▸ TASK DIRECTIONS: Starting at the first line of the data, print each line verbatim up to and including the line bearing "import seaborn as sns", omitting pictures.

------------------------------

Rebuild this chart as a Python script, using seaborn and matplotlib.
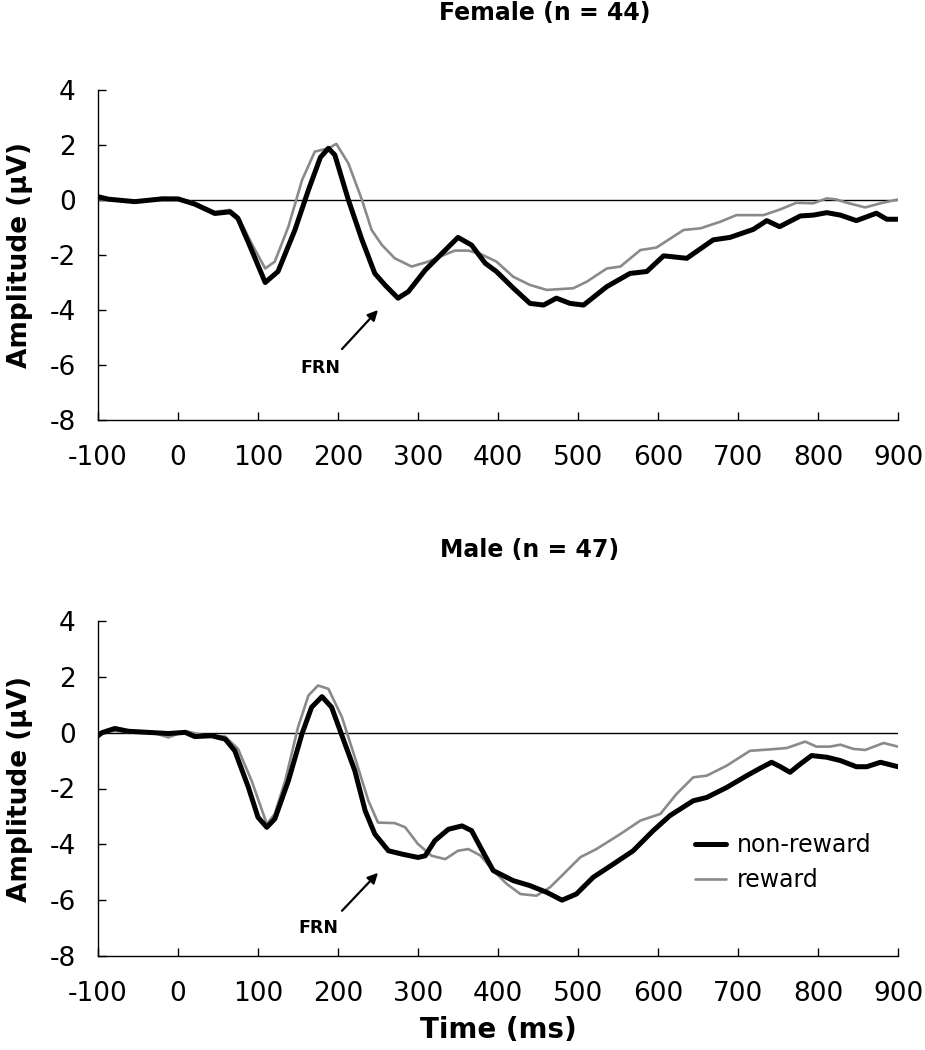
import matplotlib
matplotlib.use("Agg")
import matplotlib.pyplot as plt
import seaborn as sns

# ---------------- data ----------------
# Female, non-reward
f_nr_t = [-100, -87, -54, -20, 0, 21, 46, 65, 75, 92, 109, 125, 146, 163, 178, 188, 196,
          213, 230, 246, 259, 275, 288, 309, 330, 350, 367, 384, 398, 419, 440, 457, 473,
          490, 507, 536, 565, 586, 607, 636, 669, 690, 719, 736, 752, 778, 794, 811, 828,
          848, 873, 886, 900]
f_nr_v = [0.12, 0.03, -0.06, 0.04, 0.04, -0.15, -0.49, -0.43, -0.67, -1.82, -3.0, -2.6,
          -1.1, 0.36, 1.55, 1.88, 1.64, 0.0, -1.45, -2.67, -3.1, -3.57, -3.33, -2.55,
          -1.94, -1.36, -1.64, -2.3, -2.6, -3.2, -3.76, -3.82, -3.57, -3.76, -3.82,
          -3.15, -2.67, -2.6, -2.03, -2.12, -1.45, -1.36, -1.07, -0.75, -0.97, -0.58,
          -0.55, -0.46, -0.55, -0.75, -0.48, -0.7, -0.7]
# Female, reward
f_r_t = [-100, -54, -20, 0, 21, 46, 65, 75, 92, 109, 121, 138, 155, 171, 188, 198, 213,
         230, 242, 255, 271, 292, 313, 330, 346, 363, 378, 398, 419, 440, 461, 494, 511,
         536, 553, 578, 598, 632, 653, 678, 698, 732, 753, 773, 794, 811, 823, 836, 859,
         878, 900]
f_r_v = [0.03, -0.05, 0.08, 0.06, -0.1, -0.43, -0.36, -0.6, -1.58, -2.49, -2.24, -0.97,
         0.72, 1.76, 1.88, 2.04, 1.33, 0.0, -1.09, -1.64, -2.12, -2.42, -2.24, -2.03,
         -1.84, -1.84, -1.96, -2.24, -2.79, -3.09, -3.27, -3.21, -2.97, -2.49, -2.42,
         -1.82, -1.73, -1.09, -1.03, -0.79, -0.55, -0.55, -0.34, -0.1, -0.12, 0.06,
         0.02, -0.1, -0.27, -0.12, 0.02]
# Male, non-reward
m_nr_t = [-100, -95, -79, -62, -37, -12, 9, 21, 42, 59, 71, 88, 100, 111, 121, 138, 155,
          167, 180, 192, 205, 221, 234, 246, 263, 280, 300, 309, 321, 338, 355, 367,
          378, 394, 419, 440, 461, 480, 498, 519, 544, 569, 594, 615, 644, 661, 686,
          711, 728, 742, 753, 765, 778, 792, 811, 828, 848, 861, 878, 900]
m_nr_v = [-0.11, 0.0, 0.15, 0.05, 0.01, -0.03, 0.01, -0.14, -0.11, -0.23, -0.65, -1.96,
          -3.03, -3.39, -3.09, -1.72, -0.04, 0.91, 1.29, 0.91, -0.11, -1.36, -2.8,
          -3.63, -4.23, -4.35, -4.47, -4.41, -3.87, -3.46, -3.34, -3.51, -4.1, -4.94,
          -5.3, -5.48, -5.72, -6.0, -5.78, -5.18, -4.71, -4.23, -3.51, -2.97, -2.44,
          -2.32, -1.96, -1.54, -1.27, -1.06, -1.22, -1.42, -1.12, -0.82, -0.88, -1.0,
          -1.22, -1.22, -1.06, -1.22]
# Male, reward
m_r_t = [-100, -79, -54, -33, -12, 9, 30, 59, 75, 92, 111, 121, 134, 150, 163, 175, 188,
         205, 221, 238, 250, 271, 284, 300, 317, 334, 350, 363, 378, 394, 411, 428, 448,
         465, 482, 503, 523, 553, 578, 603, 623, 644, 661, 686, 715, 740, 761, 784,
         798, 815, 828, 844, 859, 882, 900]
m_r_v = [0.0, 0.06, 0.0, 0.02, -0.17, 0.06, -0.08, -0.14, -0.58, -1.72, -3.27, -2.91,
         -1.72, 0.19, 1.33, 1.69, 1.57, 0.55, -0.88, -2.44, -3.22, -3.24, -3.39, -3.99,
         -4.41, -4.53, -4.23, -4.17, -4.4, -4.94, -5.42, -5.78, -5.84, -5.54, -5.06,
         -4.46, -4.17, -3.63, -3.15, -2.91, -2.2, -1.6, -1.54, -1.18, -0.65, -0.6,
         -0.55, -0.32, -0.5, -0.5, -0.43, -0.58, -0.62, -0.37, -0.5]

titles = ["Female (n = 44)", "Male (n = 47)"]
series_labels = ["non-reward", "reward"]
x_ticks = list(range(-100, 1000, 100))
y_ticks = list(range(-8, 5, 2))
frn_arrow = [(205, -5.42, 250, -4.0), (205, -6.38, 250, -5.02)]
frn_text = [(178, -6.1), (176, -7.0)]

# ---------------- styling ----------------
sns.set_theme(style="white")
plt.rcParams['font.family'] = ['DejaVu Sans']
plt.rcParams['text.color'] = 'black'
plt.rcParams['axes.labelcolor'] = 'black'
plt.rcParams['xtick.color'] = 'black'
plt.rcParams['ytick.color'] = 'black'

fig = plt.figure(figsize=(9.25, 10.5), dpi=100)
W, H = 925, 1050
ax_top = fig.add_axes([98 / W, 1 - 420 / H, 800 / W, 330 / H])
ax_bot = fig.add_axes([98 / W, 1 - 956 / H, 800 / W, 335 / H])

panels = [
    (ax_top, f_nr_t, f_nr_v, f_r_t, f_r_v),
    (ax_bot, m_nr_t, m_nr_v, m_r_t, m_r_v),
]

for i, (ax, t_nr, v_nr, t_r, v_r) in enumerate(panels):
    ax.axhline(0, color="black", lw=1.0, zorder=1)
    sns.lineplot(x=t_r, y=v_r, ax=ax, color="#8a8a8a", lw=1.9,
                 label=series_labels[1] if i == 1 else None, zorder=2)
    sns.lineplot(x=t_nr, y=v_nr, ax=ax, color="black", lw=3.6,
                 label=series_labels[0] if i == 1 else None, zorder=3)
    ax.set_xlim(-100, 900)
    ax.set_ylim(-8, 4)
    ax.set_xticks(x_ticks)
    ax.set_yticks(y_ticks)
    ax.set_xticklabels([str(v) for v in x_ticks])
    ax.set_yticklabels([str(v) for v in y_ticks])
    for side in ["top", "right"]:
        ax.spines[side].set_visible(False)
    for side in ["left", "bottom"]:
        ax.spines[side].set_color("black")
        ax.spines[side].set_linewidth(1.0)
    ax.tick_params(axis="both", direction="in", length=6, width=1.0,
                   color="black", labelsize=19, labelcolor="black")
    ax.tick_params(axis="x", pad=18)
    ax.tick_params(axis="y", pad=16)
    ax.tick_params(axis="both", which="both", left=True, bottom=True)
    ax.set_ylabel("Amplitude (\u00b5V)", fontsize=19, fontweight="bold")
    ax.yaxis.set_label_coords(-0.081, 0.5)
    ax.set_xlabel("")
    ax.grid(False)

    x0, y0, x1, y1 = frn_arrow[i]
    ax.annotate("", xy=(x1, y1), xytext=(x0, y0),
                arrowprops=dict(arrowstyle="-|>,head_length=0.5,head_width=0.25",
                                color="black", lw=1.6, shrinkA=0, shrinkB=0))
    tx, ty = frn_text[i]
    ax.text(tx, ty, "FRN", fontsize=12.5, fontweight="bold", ha="center", va="center")

ax_bot.set_xlabel("Time (ms)", fontsize=20, fontweight="bold")
ax_bot.xaxis.set_label_coords(0.5, -0.18)

fig.text(545 / W, 1 - 13 / H, titles[0], fontsize=17, fontweight="bold",
         ha="center", va="center")
fig.text(530 / W, 1 - 550 / H, titles[1], fontsize=17, fontweight="bold",
         ha="center", va="center")

handles, labels = ax_bot.get_legend_handles_labels()
order = [labels.index(series_labels[0]), labels.index(series_labels[1])]
leg = ax_bot.legend([handles[k] for k in order], [labels[k] for k in order],
                    loc="upper left", bbox_to_anchor=(0.735, 0.394), frameon=False,
                    fontsize=17, handlelength=1.3, handletextpad=0.45,
                    labelspacing=0.45, borderaxespad=0)

fig.savefig("out.png", dpi=100, facecolor="white")
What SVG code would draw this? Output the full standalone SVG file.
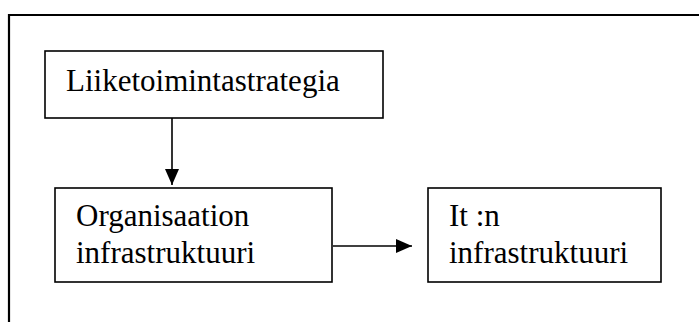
<svg xmlns="http://www.w3.org/2000/svg" width="699" height="322" viewBox="0 0 699 322">
  <style>
    .box { fill: #ffffff; stroke: #000000; stroke-width: 1.6; }
    .frame { fill: none; stroke: #000000; stroke-width: 2.2; }
    .label { font-family: 'Liberation Serif', 'DejaVu Serif', serif; font-size: 31px; fill: #000000; }
    .edge { stroke: #000000; stroke-width: 1.6; fill: none; }
  </style>
  <defs>
    <marker id="arrow" markerWidth="16" markerHeight="14" refX="16" refY="7" orient="auto" markerUnits="userSpaceOnUse">
      <path d="M0,0 L16,7 L0,14 Z" fill="#000000"/>
    </marker>
  </defs>
  <rect width="699" height="322" fill="#ffffff"/>

  <!-- outer frame: top and left edges only -->
  <path class="frame" d="M9,322 L9,15 L699,15"/>

  <g id="connectors">
    <line class="edge" x1="172" y1="118" x2="172" y2="185" marker-end="url(#arrow)"/>
    <line class="edge" x1="333" y1="246" x2="412" y2="246" marker-end="url(#arrow)"/>
  </g>

  <g id="strategy">
    <rect class="box" x="45" y="51" width="338" height="67"/>
    <text class="label" font-family="Liberation Serif, serif" x="66" y="91">Liiketoimintastrategia</text>
  </g>

  <g id="organisation">
    <rect class="box" x="55" y="188" width="277" height="94"/>
    <text class="label" font-family="Liberation Serif, serif" x="76" y="226">Organisaation</text>
    <text class="label" font-family="Liberation Serif, serif" x="76" y="263">infrastruktuuri</text>
  </g>

  <g id="it">
    <rect class="box" x="428" y="188" width="233" height="94"/>
    <text class="label" font-family="Liberation Serif, serif" x="449" y="226">It :n</text>
    <text class="label" font-family="Liberation Serif, serif" x="449" y="263">infrastruktuuri</text>
  </g>
</svg>
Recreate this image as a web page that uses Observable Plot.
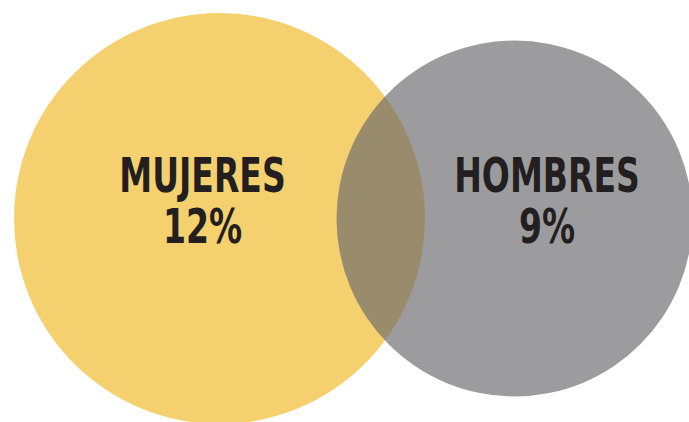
<!DOCTYPE html>
<html>
<head>
<meta charset="utf-8">
<script src="https://cdn.jsdelivr.net/npm/d3@7"></script>
<script src="https://cdn.jsdelivr.net/npm/@observablehq/plot@0.6"></script>
<style>
  html, body { margin: 0; padding: 0; background: #ffffff; }
  #chart svg { display: block; }
</style>
</head>
<body>
<div id="chart"></div>
<script>
const categories = ["MUJERES", "HOMBRES"];
const percents = [12, 9];
const percentLabels = ["12%", "9%"];

const data = categories.map((c, i) => ({ category: c, percent: percents[i], label: percentLabels[i] }));
const mujeres = data.filter(d => d.category === "MUJERES");
const hombres = data.filter(d => d.category === "HOMBRES");

const font = "'Liberation Sans Narrow', 'DejaVu Sans Condensed', 'Arial Narrow', sans-serif";
const ink = "#231F20";

const textOpts = (dx) => ({
  x: "category", fontFamily: font, fontWeight: "bold", fontSize: 48,
  fill: ink, textAnchor: "middle", lineAnchor: "bottom", dx
});

const chart = Plot.plot({
  width: 689,
  height: 422,
  marginTop: 14, marginBottom: 0, marginLeft: 0, marginRight: 0,
  x: { type: "point", domain: categories, range: [218.5, 514], padding: 0, axis: null },
  r: { type: "sqrt", domain: [0, 12], range: [0, 205.5] },
  marks: [
    Plot.dot(mujeres, { x: "category", r: "percent", fill: "#F4D06F", stroke: null }),
    Plot.dot(hombres, { x: "category", r: "percent", fill: "#67676A", fillOpacity: 0.65, stroke: null }),
    Plot.text(mujeres, { ...textOpts(-17), text: "category", dy: -27 }),
    Plot.text(mujeres, { ...textOpts(-17), text: "label", dy: 24 }),
    Plot.text(hombres, { ...textOpts(32.5), text: "category", dy: -27 }),
    Plot.text(hombres, { ...textOpts(32.5), text: "label", dy: 24 })
  ]
});
document.getElementById("chart").appendChild(chart);

// Condense the glyphs horizontally to mimic a condensed bold face
chart.querySelectorAll("text").forEach(t => {
  const len = t.getComputedTextLength();
  if (len > 0) {
    t.setAttribute("textLength", (len * 0.765).toFixed(1));
    t.setAttribute("lengthAdjust", "spacingAndGlyphs");
  }
});
</script>
</body>
</html>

------------------------------

▸ EXERCISE RESULT:
Rebuild this chart as a Python script, using seaborn and matplotlib.
import matplotlib
matplotlib.use("Agg")
import matplotlib.pyplot as plt
import seaborn as sns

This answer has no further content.